In order to compile phic
you must first build the genomikon.a
library.
git clone https://github.com/KorfLab/genomikon.git
cd ik
make
Place the genomikon
directory at the same level as the phic
directory. That
is, there should be a parent directory containing both the genomikon
and
phic
directories. This is necessary because the phic Makefile
references the parent directory to get to genomikon
.
After you've build genomikon.a
you can go to the phic
directory and
build the phic
executable.
git clone https://github.com/iankorf/phic.git
cd phic
make
There is a sample file of integers called values.txt
. Try running the
programs with that.
python3 phic.py --file values.txt --x 5 --classes 1 5 20
phic values.txt 5 1 5 20
There is also test-phic.py
that creates a random file of 1 million
integers and decodes with phic.py
.
The PHIC HMM is fully connected, meaning that you can get from any state to any other state. The transition probabilities are the same for each state.

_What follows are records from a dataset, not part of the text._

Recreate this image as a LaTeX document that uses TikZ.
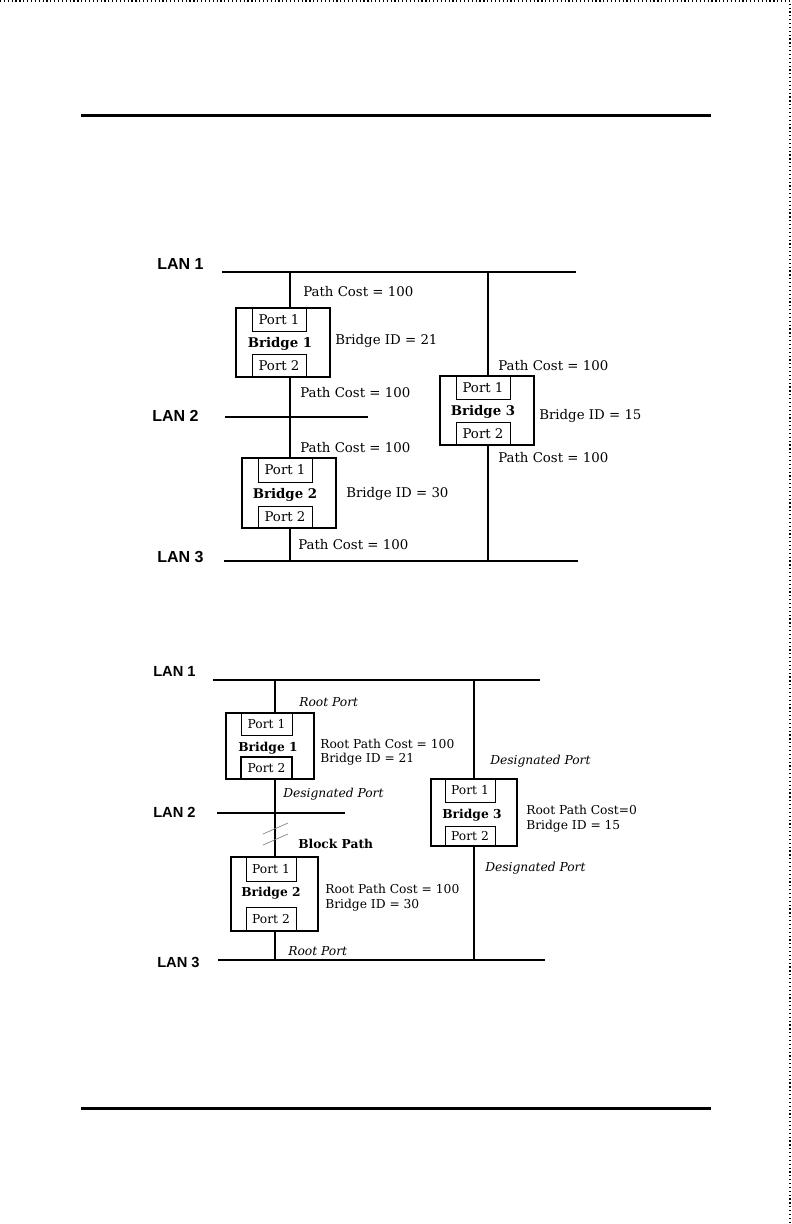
\documentclass[tikz,border=0pt]{standalone}
\usepackage{fontspec}
\setmainfont{DejaVu Serif}
\newfontfamily\lanfont{Liberation Sans}

\begin{document}
\begin{tikzpicture}[x=0.75pt, y=-0.75pt,
    rule/.style={line width=2.25pt},
    pageedge/.style={dotted, line width=0.9pt},
    lan/.style={line width=1.9pt},
    trunk/.style={line width=1.4pt},
    link/.style={line width=0.8pt},
    bridgebox/.style={draw, line width=1.2pt, inner sep=0pt},
    portbox/.style={draw, line width=0.6pt, inner sep=0pt},
    toplan/.style={font=\lanfont\bfseries\fontsize{12}{14}\selectfont, anchor=base west, inner sep=0pt, yshift=-4.3pt},
    botlan/.style={font=\lanfont\bfseries\fontsize{11}{13}\selectfont, anchor=base west, inner sep=0pt, yshift=-3.95pt},
    toptext/.style={font=\fontsize{10}{12}\selectfont, anchor=base west, inner sep=0pt, yshift=-3.65pt},
    bottext/.style={font=\fontsize{9.2}{11}\selectfont, anchor=base west, inner sep=0pt, yshift=-3.35pt},
    blockmark/.style={gray, line width=0.5pt}]

    \def\px{0.75pt}

    \useasboundingbox (0,0) rectangle (792,1224);

    % page frame and rules
    \draw[pageedge] (0,1) -- (790,1) -- (790,1224);
    \draw[rule] (81,115) -- (711,115);
    \draw[rule] (81,1108) -- (711,1108);

    % ---------- path costs ----------
    \draw[lan] (222,272) -- (576,272);
    \draw[lan] (225,417) -- (368,417);
    \draw[lan] (224,561) -- (578,561);
    \node[toplan] (tlan1) at (157,264) {LAN 1};
    \node[toplan] (tlan2) at (152,416) {LAN 2};
    \node[toplan] (tlan3) at (157,557) {LAN 3};
    \coordinate (tl1a) at (290,272);
    \coordinate (tl1b) at (488,272);
    \coordinate (tl3a) at (290,561);
    \coordinate (tl3b) at (488,561);

    \node[bridgebox, minimum width=94*\px, minimum height=69*\px] (tb1) at (283,342.5) {};
    \node[portbox, minimum width=54*\px, minimum height=23*\px, font=\fontsize{10}{12}\selectfont] (tb1p1) at (279,319.5) {Port 1};
    \node[portbox, minimum width=54*\px, minimum height=23*\px, font=\fontsize{10}{12}\selectfont] (tb1p2) at (279,365.5) {Port 2};
    \node[font=\bfseries\fontsize{10}{12}\selectfont] (tb1n) at (280,344) {Bridge 1};

    \node[bridgebox, minimum width=94*\px, minimum height=70*\px] (tb2) at (289,493) {};
    \node[portbox, minimum width=54*\px, minimum height=24*\px, font=\fontsize{10}{12}\selectfont] (tb2p1) at (285,470) {Port 1};
    \node[portbox, minimum width=54*\px, minimum height=22*\px, font=\fontsize{10}{12}\selectfont] (tb2p2) at (285,517) {Port 2};
    \node[font=\bfseries\fontsize{10}{12}\selectfont] (tb2n) at (285,495) {Bridge 2};

    \node[bridgebox, minimum width=94*\px, minimum height=69*\px] (tb3) at (487,410.5) {};
    \node[portbox, minimum width=54*\px, minimum height=23*\px, font=\fontsize{10}{12}\selectfont] (tb3p1) at (483,387.5) {Port 1};
    \node[portbox, minimum width=54*\px, minimum height=23*\px, font=\fontsize{10}{12}\selectfont] (tb3p2) at (483,433.5) {Port 2};
    \node[font=\bfseries\fontsize{10}{12}\selectfont] (tb3n) at (483,412) {Bridge 3};

    \draw[trunk] (tl1a) -- (tl1a |- tb1.north);
    \draw[trunk] (tl1a |- tb1.south) -- (tl1a |- tb2.north);
    \draw[trunk] (tl3a |- tb2.south) -- (tl3a);
    \draw[link] (tl1b) -- (tl1b |- tb3.north);
    \draw[link] (tl3b |- tb3.south) -- (tl3b);

    \node[toptext] (tc1) at (303,292) {Path Cost = 100};
    \node[toptext] (tid1) at (335,340) {Bridge ID = 21};
    \node[toptext] (tc2) at (300,393) {Path Cost = 100};
    \node[toptext] (tc3) at (300,448) {Path Cost = 100};
    \node[toptext] (tid2) at (346,493) {Bridge ID = 30};
    \node[toptext] (tc4) at (298,545) {Path Cost = 100};
    \node[toptext] (tc5) at (498,366) {Path Cost = 100};
    \node[toptext] (tid3) at (539,415) {Bridge ID = 15};
    \node[toptext] (tc6) at (498,458) {Path Cost = 100};

    % ---------- spanning tree ----------
    \draw[lan] (213,680) -- (540,680);
    \draw[lan] (217,813) -- (345,813);
    \draw[lan] (218,960) -- (545,960);
    \node[botlan] (blan1) at (153,671) {LAN 1};
    \node[botlan] (blan2) at (153,812) {LAN 2};
    \node[botlan] (blan3) at (157,962) {LAN 3};
    \coordinate (bl1a) at (275,680);
    \coordinate (bl1b) at (474,680);
    \coordinate (bl3a) at (275,960);
    \coordinate (bl3b) at (474,960);

    \node[bridgebox, line width=0.8pt, minimum width=88*\px, minimum height=66*\px] (bb1) at (270,746) {};
    \node[portbox, minimum width=51*\px, minimum height=22*\px, font=\fontsize{9.2}{11}\selectfont] (bb1p1) at (266.5,724) {Port 1};
    \node[portbox, line width=0.9pt, minimum width=51*\px, minimum height=22*\px, font=\fontsize{9.2}{11}\selectfont] (bb1p2) at (266.5,768) {Port 2};
    \node[font=\bfseries\fontsize{9.2}{11}\selectfont] (bb1n) at (268,748) {Bridge 1};

    \node[bridgebox, line width=1.5pt, minimum width=87*\px, minimum height=74*\px] (bb2) at (274.5,894) {};
    \node[portbox, minimum width=50*\px, minimum height=24*\px, font=\fontsize{9.2}{11}\selectfont] (bb2p1) at (271,869) {Port 1};
    \node[portbox, minimum width=50*\px, minimum height=24*\px, font=\fontsize{9.2}{11}\selectfont] (bb2p2) at (271,919) {Port 2};
    \node[font=\bfseries\fontsize{9.2}{11}\selectfont] (bb2n) at (271,893) {Bridge 2};

    \node[bridgebox, line width=1.5pt, minimum width=86*\px, minimum height=67*\px] (bb3) at (474,812.5) {};
    \node[portbox, minimum width=50*\px, minimum height=23*\px, font=\fontsize{9.2}{11}\selectfont] (bb3p1) at (470,790.5) {Port 1};
    \node[portbox, minimum width=50*\px, minimum height=20*\px, font=\fontsize{9.2}{11}\selectfont] (bb3p2) at (470,836) {Port 2};
    \node[font=\bfseries\fontsize{9.2}{11}\selectfont] (bb3n) at (472,815) {Bridge 3};

    \draw[link] (bl1a) -- (bl1a |- bb1.north);
    \draw[link] (bl1a |- bb1.south) -- (bl1a |- bb2.north);
    \draw[link] (bl3a |- bb2.south) -- (bl3a);
    \draw[link] (bl1b) -- (bl1b |- bb3.north);
    \draw[link] (bl3b |- bb3.south) -- (bl3b);

    % blocked path
    \draw[blockmark] (263,834) -- (288,823);
    \draw[blockmark] (263,845) -- (288,834);

    \node[bottext, font=\itshape\fontsize{9.2}{11}\selectfont] (brp1) at (299,702) {Root Port};
    \node[bottext] (brc1) at (320,744) {Root Path Cost = 100};
    \node[bottext] (bid1) at (320,758) {Bridge ID = 21};
    \node[bottext, font=\itshape\fontsize{9.2}{11}\selectfont] (bdp1) at (283,793) {Designated Port};
    \node[bottext, font=\bfseries\fontsize{9.2}{11}\selectfont] (bblock) at (298,844) {Block Path};
    \node[bottext] (brc2) at (325,889) {Root Path Cost = 100};
    \node[bottext] (bid2) at (325,904) {Bridge ID = 30};
    \node[bottext, font=\itshape\fontsize{9.2}{11}\selectfont] (brp2) at (288,951) {Root Port};
    \node[bottext, font=\itshape\fontsize{9.2}{11}\selectfont] (bdp2) at (490,760) {Designated Port};
    \node[bottext] (brc3) at (526,810) {Root Path Cost=0};
    \node[bottext] (bid3) at (526,825) {Bridge ID = 15};
    \node[bottext, font=\itshape\fontsize{9.2}{11}\selectfont] (bdp3) at (485,867) {Designated Port};

\end{tikzpicture}
\end{document}
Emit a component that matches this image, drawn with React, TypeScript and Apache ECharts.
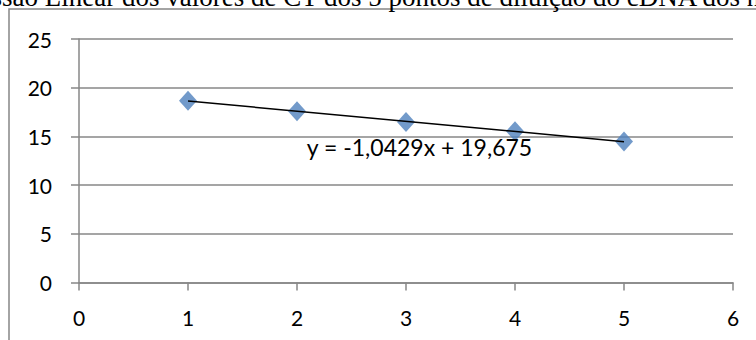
import React, { useEffect, useRef } from "react";
import * as echarts from "echarts";

// Diluição (ponto) e valores de CT medidos
const dilutionPoints = [1, 2, 3, 4, 5];
const ctValues = [18.66, 17.58, 16.49, 15.53, 14.47];

// Coeficientes da linha de tendência (regressão linear)
const slope = -1.0429;
const intercept = 19.675;
const equationLabel = "y = -1,0429x + 19,675";
const equationAnchor = [2.09, 13.95];

const titleText =
  "Regressão Linear dos valores de CT dos 5 pontos de diluição do cDNA dos n";

const xTicks = { min: 0, max: 6, interval: 1 };
const yTicks = { min: 0, max: 25, interval: 5 };

const axisGray = "#878787";
const labelFont = "Lato";

export default function App() {
  const ref = useRef<HTMLDivElement>(null);

  useEffect(() => {
    if (!ref.current) return;
    const chart = echarts.init(ref.current, null, { renderer: "svg" });

    const scatterData = dilutionPoints.map((x, i) => [x, ctValues[i]]);
    const xFirst = dilutionPoints[0];
    const xLast = dilutionPoints[dilutionPoints.length - 1];
    const trendData = [
      [xFirst, slope * xFirst + intercept],
      [xLast, slope * xLast + intercept],
    ];

    const axisLabel = {
      color: "#000",
      fontFamily: labelFont,
      fontSize: 21,
    };

    chart.setOption({
      animation: false,
      backgroundColor: "#fff",
      grid: { left: 79, right: 23, top: 39, bottom: 57.5, containLabel: false },
      xAxis: {
        type: "value",
        ...xTicks,
        axisLine: { show: true, onZero: false, lineStyle: { color: axisGray, width: 1.5 } },
        axisTick: { show: true, length: 8, inside: false, lineStyle: { color: axisGray, width: 1.5 } },
        splitLine: { show: false },
        axisLabel: { ...axisLabel, margin: 24 },
      },
      yAxis: {
        type: "value",
        ...yTicks,
        axisLine: { show: true, lineStyle: { color: axisGray, width: 1.5 } },
        axisTick: { show: true, length: 8, inside: false, lineStyle: { color: axisGray, width: 1.5 } },
        splitLine: { show: true, lineStyle: { color: axisGray, width: 1.5 } },
        axisLabel: { ...axisLabel, margin: 27 },
      },
      series: [
        {
          type: "scatter",
          data: scatterData,
          symbol: "diamond",
          symbolSize: [18, 20],
          itemStyle: { color: "#4F81BD" },
          z: 2,
        },
        {
          type: "line",
          data: trendData,
          showSymbol: false,
          symbol: "none",
          lineStyle: { color: "#000", width: 1.5 },
          z: 3,
        },
      ],
    });

    const anchor = chart.convertToPixel({ gridIndex: 0 }, equationAnchor) as number[];

    chart.setOption({
      graphic: [
        {
          type: "rect",
          shape: { x: 9, y: 9, width: 800, height: 400 },
          style: { fill: "none", stroke: axisGray, lineWidth: 1.5 },
          silent: true,
          z: 0,
        },
        {
          type: "text",
          x: -73,
          y: -3,
          style: {
            text: titleText,
            fill: "#000",
            font: '27px "Liberation Serif", "Times New Roman", serif',
            align: "left",
            verticalAlign: "middle",
          },
          z: 10,
        },
        {
          type: "text",
          x: anchor[0],
          y: anchor[1],
          style: {
            text: equationLabel,
            fill: "#000",
            font: `23px ${labelFont}`,
            align: "left",
            verticalAlign: "middle",
          },
          z: 10,
        },
      ],
    });

    return () => chart.dispose();
  }, []);

  return (
    <div
      ref={ref}
      style={{ position: "fixed", left: 0, top: 0, width: 756, height: 340 }}
    />
  );
}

The chance to leave a state is called X. The chance to stay in a state should therefore be 1.0 - kX, where k is the number of states. But since X is generally small, the self-returning transition probability is near 1.0. So, for simplicity, and because I don't give a phuck, the self-returning probability is 1.0 and the transition probabilities don't quite sum to 1.0.
Unlike most HMMs which have tables of discrete emission probabilities, the emissions in PHIC are drawn from a Poisson distribution. The emissions are the number of expected counts. All of the calculations are done in log space, so long sequences of numbers should be fine.